§ **Job**: All of the data should be repeated exactly; pictures are not part of the copy.

++++++

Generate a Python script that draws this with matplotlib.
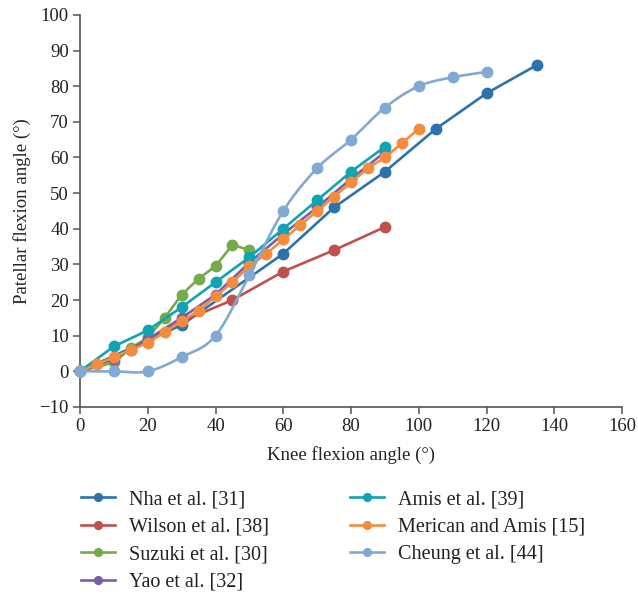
import numpy as np
import matplotlib.pyplot as plt

plt.rcParams['font.family'] = ['Liberation Serif', 'DejaVu Serif']

# knee flexion (deg) vs patellar flexion (deg), per study
nha_x = [0, 30, 60, 75, 90, 105, 120, 135]
nha_y = [0, 13, 33, 46, 56, 68, 78, 86]

wilson_x = [0, 15, 30, 45, 60, 75, 90]
wilson_y = [0, 6, 14, 20, 28, 34, 40.5]

suzuki_x = [0, 10, 15, 20, 25, 30, 35, 40, 45, 50]
suzuki_y = [0, 2.5, 6.5, 9.5, 15, 21.5, 26, 29.5, 35.5, 34]

yao_x = [0, 10, 20, 30, 40, 50, 60, 70, 80, 90]
yao_y = [0, 3.5, 9, 15, 21.5, 30.5, 38.5, 46, 54, 61.5]

amis_x = [0, 10, 20, 30, 40, 50, 60, 70, 80, 90]
amis_y = [0, 7, 11.5, 18, 25, 32, 40, 48, 56, 63]

merican_x = [0, 5, 10, 15, 20, 25, 30, 35, 40, 45, 50, 55, 60, 65, 70, 75, 80, 85, 90, 95, 100]
merican_y = [0, 2, 4, 6, 8, 11, 14, 17, 21, 25, 29.5, 33, 37, 41, 45, 49, 53, 57, 60, 64, 68]

cheung_x = [0, 10, 20, 30, 40, 50, 60, 70, 80, 90, 100, 110, 120]
cheung_y = [0, 0, 0, 4, 10, 27, 45, 57, 65, 74, 80, 82.5, 84]

labels = ["Nha et al. [31]", "Wilson et al. [38]", "Suzuki et al. [30]", "Yao et al. [32]",
          "Amis et al. [39]", "Merican and Amis [15]", "Cheung et al. [44]"]
colors = ["#2c72ad", "#c0504d", "#74ab4b", "#7b5fa5", "#10a3b3", "#f58b3e", "#80a9d3"]


def smooth(x, y, n=20):
    # Catmull-Rom curve through the points (like a spreadsheet "smoothed line")
    p = np.column_stack([x, y]).astype(float)
    p = np.vstack([p[0], p, p[-1]])
    out = []
    t = np.linspace(0, 1, n, endpoint=False)[:, None]
    for i in range(1, len(p) - 2):
        p0, p1, p2, p3 = p[i - 1], p[i], p[i + 1], p[i + 2]
        m1 = (p2 - p0) / 2
        m2 = (p3 - p1) / 2
        h00 = 2 * t**3 - 3 * t**2 + 1
        h10 = t**3 - 2 * t**2 + t
        h01 = -2 * t**3 + 3 * t**2
        h11 = t**3 - t**2
        out.append(h00 * p1 + h10 * m1 + h01 * p2 + h11 * m2)
    out.append(p[-2][None, :])
    out = np.vstack(out)
    return out[:, 0], out[:, 1]


series = [(nha_x, nha_y), (wilson_x, wilson_y), (suzuki_x, suzuki_y), (yao_x, yao_y),
          (amis_x, amis_y), (merican_x, merican_y), (cheung_x, cheung_y)]

fig = plt.figure(figsize=(6.38, 5.95), dpi=100)
ax = fig.add_axes([0.1254, 0.316, 0.8496, 0.659])

for i, ((x, y), lab, c) in enumerate(zip(series, labels, colors)):
    if lab.startswith("Cheung"):
        sx, sy = smooth(x, y)
        ax.plot(sx, sy, color=c, lw=1.9, zorder=2 + i, clip_on=False)
        ax.plot(x, y, 'o', color=c, ms=7.5, zorder=2 + i, clip_on=False)
        ax.plot([], [], '-o', color=c, lw=1.9, ms=7.5, label=lab)
    else:
        ax.plot(x, y, '-o', color=c, lw=1.9, ms=7.5, label=lab, zorder=2 + i, clip_on=False)

ax.set_xlim(0, 160)
ax.set_ylim(-10, 100)
ax.set_xticks(np.arange(0, 161, 20))
ax.set_yticks(np.arange(-10, 101, 10))
ax.set_yticklabels([str(v).replace('-', '\u2212') for v in range(-10, 101, 10)])
for s in ['top', 'right']:
    ax.spines[s].set_visible(False)
for s in ['left', 'bottom']:
    ax.spines[s].set_color('#555555')
    ax.spines[s].set_linewidth(1.2)
ax.tick_params(direction='out', length=5, width=1.1, color='#555555',
               labelsize=13.5, labelcolor='#222222', pad=3)

ax.set_xlabel("Knee flexion angle (°)", fontsize=13.5, color='#222222', labelpad=8)
ax.set_ylabel("Patellar flexion angle (°)", fontsize=13.5, color='#222222', labelpad=6)

fig.legend(loc='upper left', bbox_to_anchor=(0.098, 0.207), ncol=2, frameon=False,
           fontsize=14.5, handlelength=1.7, handletextpad=0.7, columnspacing=4.0,
           labelspacing=0.42, markerscale=0.75, labelcolor='#222222')

fig.savefig("out.png", dpi=100)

++++++

§ **The result**:
Generate a Python script that draws this with matplotlib.
import numpy as np
import matplotlib.pyplot as plt

plt.rcParams['font.family'] = ['Liberation Serif', 'DejaVu Serif']

# knee flexion (deg) vs patellar flexion (deg), per study
nha_x = [0, 30, 60, 75, 90, 105, 120, 135]
nha_y = [0, 13, 33, 46, 56, 68, 78, 86]

wilson_x = [0, 15, 30, 45, 60, 75, 90]
wilson_y = [0, 6, 14, 20, 28, 34, 40.5]

suzuki_x = [0, 10, 15, 20, 25, 30, 35, 40, 45, 50]
suzuki_y = [0, 2.5, 6.5, 9.5, 15, 21.5, 26, 29.5, 35.5, 34]

yao_x = [0, 10, 20, 30, 40, 50, 60, 70, 80, 90]
yao_y = [0, 3.5, 9, 15, 21.5, 30.5, 38.5, 46, 54, 61.5]

amis_x = [0, 10, 20, 30, 40, 50, 60, 70, 80, 90]
amis_y = [0, 7, 11.5, 18, 25, 32, 40, 48, 56, 63]

merican_x = [0, 5, 10, 15, 20, 25, 30, 35, 40, 45, 50, 55, 60, 65, 70, 75, 80, 85, 90, 95, 100]
merican_y = [0, 2, 4, 6, 8, 11, 14, 17, 21, 25, 29.5, 33, 37, 41, 45, 49, 53, 57, 60, 64, 68]

cheung_x = [0, 10, 20, 30, 40, 50, 60, 70, 80, 90, 100, 110, 120]
cheung_y = [0, 0, 0, 4, 10, 27, 45, 57, 65, 74, 80, 82.5, 84]

labels = ["Nha et al. [31]", "Wilson et al. [38]", "Suzuki et al. [30]", "Yao et al. [32]",
          "Amis et al. [39]", "Merican and Amis [15]", "Cheung et al. [44]"]
colors = ["#2c72ad", "#c0504d", "#74ab4b", "#7b5fa5", "#10a3b3", "#f58b3e", "#80a9d3"]


def smooth(x, y, n=20):
    # Catmull-Rom curve through the points (like a spreadsheet "smoothed line")
    p = np.column_stack([x, y]).astype(float)
    p = np.vstack([p[0], p, p[-1]])
    out = []
    t = np.linspace(0, 1, n, endpoint=False)[:, None]
    for i in range(1, len(p) - 2):
        p0, p1, p2, p3 = p[i - 1], p[i], p[i + 1], p[i + 2]
        m1 = (p2 - p0) / 2
        m2 = (p3 - p1) / 2
        h00 = 2 * t**3 - 3 * t**2 + 1
        h10 = t**3 - 2 * t**2 + t
        h01 = -2 * t**3 + 3 * t**2
        h11 = t**3 - t**2
        out.append(h00 * p1 + h10 * m1 + h01 * p2 + h11 * m2)
    out.append(p[-2][None, :])
    out = np.vstack(out)
    return out[:, 0], out[:, 1]


series = [(nha_x, nha_y), (wilson_x, wilson_y), (suzuki_x, suzuki_y), (yao_x, yao_y),
          (amis_x, amis_y), (merican_x, merican_y), (cheung_x, cheung_y)]

fig = plt.figure(figsize=(6.38, 5.95), dpi=100)
ax = fig.add_axes([0.1254, 0.316, 0.8496, 0.659])

for i, ((x, y), lab, c) in enumerate(zip(series, labels, colors)):
    if lab.startswith("Cheung"):
        sx, sy = smooth(x, y)
        ax.plot(sx, sy, color=c, lw=1.9, zorder=2 + i, clip_on=False)
        ax.plot(x, y, 'o', color=c, ms=7.5, zorder=2 + i, clip_on=False)
        ax.plot([], [], '-o', color=c, lw=1.9, ms=7.5, label=lab)
    else:
        ax.plot(x, y, '-o', color=c, lw=1.9, ms=7.5, label=lab, zorder=2 + i, clip_on=False)

ax.set_xlim(0, 160)
ax.set_ylim(-10, 100)
ax.set_xticks(np.arange(0, 161, 20))
ax.set_yticks(np.arange(-10, 101, 10))
ax.set_yticklabels([str(v).replace('-', '\u2212') for v in range(-10, 101, 10)])
for s in ['top', 'right']:
    ax.spines[s].set_visible(False)
for s in ['left', 'bottom']:
    ax.spines[s].set_color('#555555')
    ax.spines[s].set_linewidth(1.2)
ax.tick_params(direction='out', length=5, width=1.1, color='#555555',
               labelsize=13.5, labelcolor='#222222', pad=3)

ax.set_xlabel("Knee flexion angle (°)", fontsize=13.5, color='#222222', labelpad=8)
ax.set_ylabel("Patellar flexion angle (°)", fontsize=13.5, color='#222222', labelpad=6)

fig.legend(loc='upper left', bbox_to_anchor=(0.098, 0.207), ncol=2, frameon=False,
           fontsize=14.5, handlelength=1.7, handletextpad=0.7, columnspacing=4.0,
           labelspacing=0.42, markerscale=0.75, labelcolor='#222222')

fig.savefig("out.png", dpi=100)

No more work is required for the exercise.